WHAT NEEDS TO BE DONE:
What is the number of lines in these entries that include "this"? Write that number and no other text.

TASK INPUT:

## start

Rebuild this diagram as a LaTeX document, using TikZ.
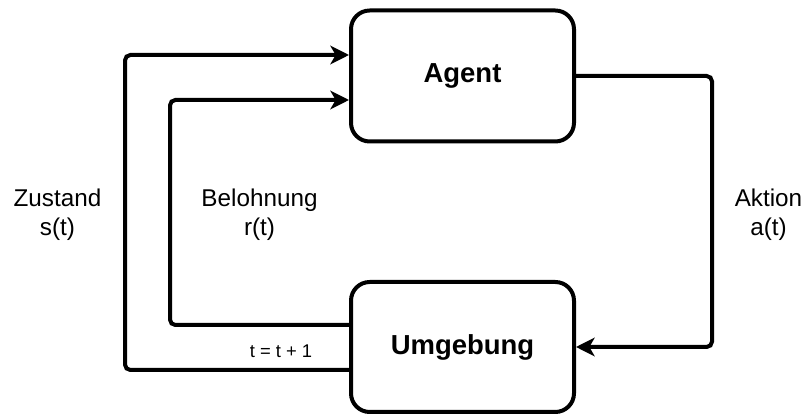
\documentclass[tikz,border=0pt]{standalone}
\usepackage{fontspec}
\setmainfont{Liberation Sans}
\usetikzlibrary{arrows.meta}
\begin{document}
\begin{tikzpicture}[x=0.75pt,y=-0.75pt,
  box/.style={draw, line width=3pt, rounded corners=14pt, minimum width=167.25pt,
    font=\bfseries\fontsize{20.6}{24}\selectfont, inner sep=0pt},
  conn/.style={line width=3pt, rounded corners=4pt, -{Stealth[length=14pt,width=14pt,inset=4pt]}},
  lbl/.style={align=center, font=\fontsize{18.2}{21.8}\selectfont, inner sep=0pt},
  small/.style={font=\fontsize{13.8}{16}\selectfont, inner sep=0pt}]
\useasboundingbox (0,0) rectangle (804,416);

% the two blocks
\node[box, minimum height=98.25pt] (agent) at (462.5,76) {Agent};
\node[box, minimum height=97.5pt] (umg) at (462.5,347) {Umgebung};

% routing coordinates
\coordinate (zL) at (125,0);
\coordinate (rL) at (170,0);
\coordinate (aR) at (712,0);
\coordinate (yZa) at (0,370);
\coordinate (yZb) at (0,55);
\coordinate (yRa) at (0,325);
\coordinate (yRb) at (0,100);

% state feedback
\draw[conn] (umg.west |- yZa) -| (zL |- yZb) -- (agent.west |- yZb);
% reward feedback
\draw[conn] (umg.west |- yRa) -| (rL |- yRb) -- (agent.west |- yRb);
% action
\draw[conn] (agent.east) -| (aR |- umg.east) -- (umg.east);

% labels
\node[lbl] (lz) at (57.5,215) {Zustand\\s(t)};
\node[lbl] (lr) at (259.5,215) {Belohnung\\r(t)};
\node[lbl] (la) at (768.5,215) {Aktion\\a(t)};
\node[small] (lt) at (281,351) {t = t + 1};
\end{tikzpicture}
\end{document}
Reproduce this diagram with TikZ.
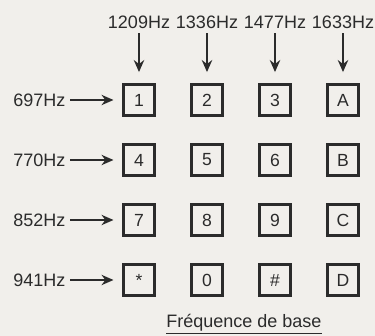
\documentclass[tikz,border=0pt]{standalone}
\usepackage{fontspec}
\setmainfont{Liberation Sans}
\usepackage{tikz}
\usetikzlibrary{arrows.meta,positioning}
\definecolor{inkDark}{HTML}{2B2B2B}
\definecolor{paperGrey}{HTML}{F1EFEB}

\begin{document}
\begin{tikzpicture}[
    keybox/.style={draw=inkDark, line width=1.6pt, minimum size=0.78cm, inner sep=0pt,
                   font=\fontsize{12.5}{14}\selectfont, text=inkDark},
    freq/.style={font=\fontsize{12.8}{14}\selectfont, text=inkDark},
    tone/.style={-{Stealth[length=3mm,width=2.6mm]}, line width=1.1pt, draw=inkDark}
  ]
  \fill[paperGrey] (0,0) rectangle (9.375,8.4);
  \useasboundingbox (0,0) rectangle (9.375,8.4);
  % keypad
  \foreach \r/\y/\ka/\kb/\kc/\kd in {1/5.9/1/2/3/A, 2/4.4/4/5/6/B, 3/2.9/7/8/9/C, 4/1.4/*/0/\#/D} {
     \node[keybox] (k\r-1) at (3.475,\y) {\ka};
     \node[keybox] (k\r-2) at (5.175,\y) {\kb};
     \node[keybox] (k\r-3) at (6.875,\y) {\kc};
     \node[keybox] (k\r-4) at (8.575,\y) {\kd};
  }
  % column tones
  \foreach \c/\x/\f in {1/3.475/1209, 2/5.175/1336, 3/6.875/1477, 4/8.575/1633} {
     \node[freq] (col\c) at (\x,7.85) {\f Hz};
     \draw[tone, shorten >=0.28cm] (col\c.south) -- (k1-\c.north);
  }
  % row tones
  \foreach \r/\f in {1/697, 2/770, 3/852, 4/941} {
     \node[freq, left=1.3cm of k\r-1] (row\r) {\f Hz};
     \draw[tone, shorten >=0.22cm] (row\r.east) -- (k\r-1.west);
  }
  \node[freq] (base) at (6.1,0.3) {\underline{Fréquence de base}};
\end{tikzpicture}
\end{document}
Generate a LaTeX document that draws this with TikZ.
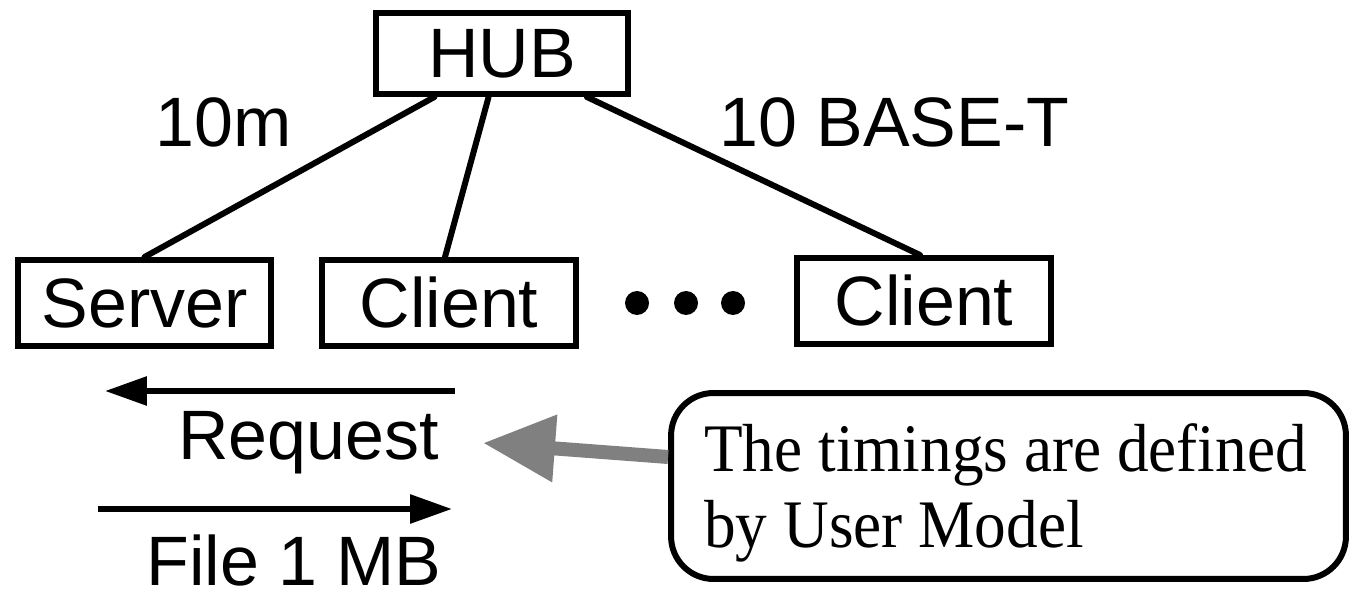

## end

EXPECTED ANSWER:
3